Maher represents Khairuldeen Makhzoomi, who she said, is still reeling after what she calls an "outrageous" case of discrimination on a Southwest Airlines flight.
"There seems to be this idea there was nothing done wrong, there was no harm done to my client," said Maher. "However, there was a harm done. His civil liberties were violated."
Back on April 6, the Makhzoomi was boarding a flight from Los Angeles to Oakland when another passenger overheard him speaking in Arabic on the phone. Makhzoomi was then pulled off the plane by a Southwest Airlines employee, interrogated and only later to be cleared. It turns out it had been talking to his uncle.
"This is what islamophobia got this country into," said Makhzoomi, "They discriminated against a student who came to this country as an Iraqi refugee to pursue his dreams."

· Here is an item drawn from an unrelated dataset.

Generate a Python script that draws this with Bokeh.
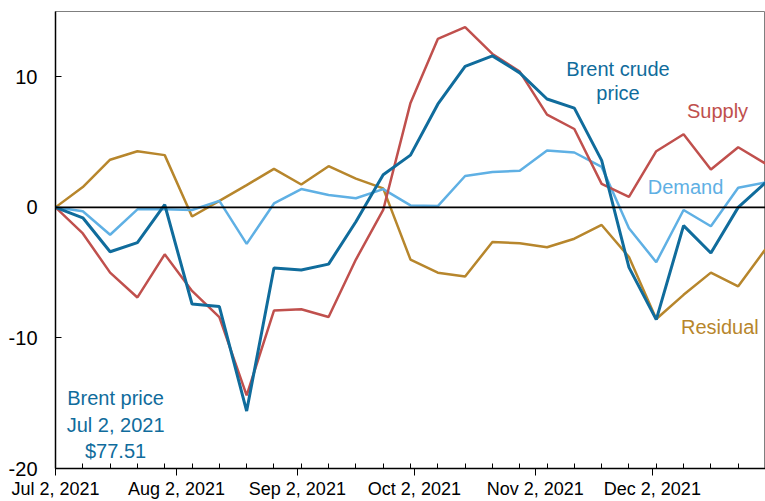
from datetime import date
from bokeh.plotting import figure
from bokeh.models import FixedTicker, Span, ColumnDataSource
from bokeh.core.properties import value
from bokeh.embed import file_html
from bokeh.resources import INLINE

# ---- data ----
dates = ["2021-07-02", "2021-07-09", "2021-07-16", "2021-07-23", "2021-07-30",
         "2021-08-06", "2021-08-13", "2021-08-20", "2021-08-27", "2021-09-03",
         "2021-09-10", "2021-09-17", "2021-09-24", "2021-10-01", "2021-10-08",
         "2021-10-15", "2021-10-22", "2021-10-29", "2021-11-05", "2021-11-12",
         "2021-11-19", "2021-11-26", "2021-12-03", "2021-12-10", "2021-12-17",
         "2021-12-24", "2021-12-31"]

brent = [0.0, -0.8, -3.4, -2.7, 0.2, -7.4, -7.6, -15.6, -4.65, -4.8,
         -4.35, -1.1, 2.5, 4.0, 7.9, 10.8, 11.6, 10.3, 8.3, 7.6,
         3.6, -4.6, -8.6, -1.4, -3.5, 0.0, 1.9]
supply = [0.0, -2.0, -5.0, -6.9, -3.6, -6.4, -8.4, -14.4, -7.9, -7.8,
          -8.4, -4.0, -0.2, 8.0, 12.9, 13.8, 11.75, 10.4, 7.1, 6.0,
          1.8, 0.8, 4.3, 5.6, 2.9, 4.6, 3.35]
demand = [0.0, -0.3, -2.1, -0.15, -0.15, -0.2, 0.5, -2.8, 0.3, 1.4,
          0.95, 0.7, 1.4, 0.15, 0.1, 2.4, 2.7, 2.8, 4.35, 4.2,
          3.1, -1.6, -4.2, -0.2, -1.45, 1.5, 1.9]
residual = [0.0, 1.55, 3.65, 4.3, 4.0, -0.7, 0.5, 1.7, 2.95, 1.75,
            3.15, 2.2, 1.45, -4.0, -5.0, -5.3, -2.65, -2.75, -3.05, -2.4,
            -1.35, -3.8, -8.55, -6.7, -5.0, -6.05, -3.2]

tick_dates = ["2021-07-02", "2021-08-02", "2021-09-02", "2021-10-02", "2021-11-02", "2021-12-02"]
tick_labels = ["Jul 2, 2021", "Aug 2, 2021", "Sep 2, 2021", "Oct 2, 2021", "Nov 2, 2021", "Dec 2, 2021"]
y_ticks = [-20, -10, 0, 10]
y_tick_labels = ["-20", "-10", "0", "10"]

C_BRENT = "#106c9c"
C_SUPPLY = "#c0504d"
C_DEMAND = "#5fb0e4"
C_RESID = "#b7862c"

start = date.fromisoformat(dates[0])
def dnum(s):
    return (date.fromisoformat(s) - start).days

x = [dnum(d) for d in dates]
src = ColumnDataSource(dict(x=x, brent=brent, supply=supply, demand=demand, residual=residual))

p = figure(width=765, height=501, output_backend="svg", toolbar_location=None,
           x_range=(0, 182), y_range=(-20, 15),
           min_border_left=55, min_border_right=0, min_border_top=11, min_border_bottom=31)
p.grid.visible = False
p.outline_line_color = "#7f7f7f"
p.outline_line_width = 1
p.background_fill_color = "white"
p.border_fill_color = "white"

p.add_layout(Span(location=0, dimension="width", line_color="black", line_width=1.6))

p.line("x", "residual", source=src, line_color=C_RESID, line_width=2.5)
p.line("x", "demand", source=src, line_color=C_DEMAND, line_width=2.5)
p.line("x", "supply", source=src, line_color=C_SUPPLY, line_width=2.5)
p.line("x", "brent", source=src, line_color=C_BRENT, line_width=3)

# axes
xt = [dnum(d) for d in tick_dates]
p.xaxis.ticker = FixedTicker(ticks=xt, minor_ticks=x)
p.xaxis.major_label_overrides = {t: l for t, l in zip(xt, tick_labels)}
p.xaxis.major_tick_in = 0
p.xaxis.major_tick_out = 7
p.xaxis.minor_tick_in = 5
p.xaxis.minor_tick_out = 0
p.xaxis.major_label_standoff = 3
p.xaxis.axis_line_color = "black"
p.xaxis.axis_line_width = 1.5
p.xaxis.major_tick_line_color = "black"
p.xaxis.minor_tick_line_color = "black"
p.xaxis.major_label_text_font = "Liberation Sans"
p.xaxis.major_label_text_font_size = "18px"
p.xaxis.major_label_text_color = "black"

p.yaxis.ticker = FixedTicker(ticks=y_ticks)
p.yaxis.major_label_overrides = {t: l for t, l in zip(y_ticks, y_tick_labels)}
p.yaxis.major_tick_in = 6
p.yaxis.major_tick_out = 0
p.yaxis.minor_tick_line_color = None
p.yaxis.major_label_standoff = 18
p.yaxis.axis_line_color = "black"
p.yaxis.axis_line_width = 1.5
p.yaxis.major_tick_line_color = "black"
p.yaxis.major_label_text_font = "Liberation Sans"
p.yaxis.major_label_text_font_size = "20px"
p.yaxis.major_label_text_color = "black"

# labels
def label(txt, xd, yv, color, lh):
    p.text(x=[xd], y=[yv], text=[txt], text_color=color, text_font=value("Liberation Sans"),
           text_font_size="20px", text_align="center", text_baseline="middle",
           text_line_height=lh)

label("Brent crude\nprice", 144.2, 9.7, C_BRENT, 1.1)
label("Supply", 169.7, 7.4, C_SUPPLY, 1.2)
label("Demand", 161.5, 1.53, C_DEMAND, 1.2)
label("Residual", 170.3, -9.15, C_RESID, 1.2)
label("Brent price\nJul 2, 2021\n$77.51", 15.4, -16.65, C_BRENT, 1.2)

open("out.html", "w").write(file_html(p, INLINE))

"There is a trend unfortunately of American Muslims being escorted off of airplanes because of their perceived religious identity," said Maher.
CAIR cites at least four other cases this year involving Muslim passengers facing similar experiences with different airlines at airports throughout the country. They are filing the complaint demanding federal authorities hold air carriers accountable.
"This type of incident and trend we are seeing tells me that perhaps our U.S. air carriers are not providing adequate diversity training to their employees," said Maher.
KTVU reached out to Southwest Airlines and did not hear back Wednesday. The airline refunded Makhzoomi's $220 flight and has stated before, they've tried to contact him but he has not responded.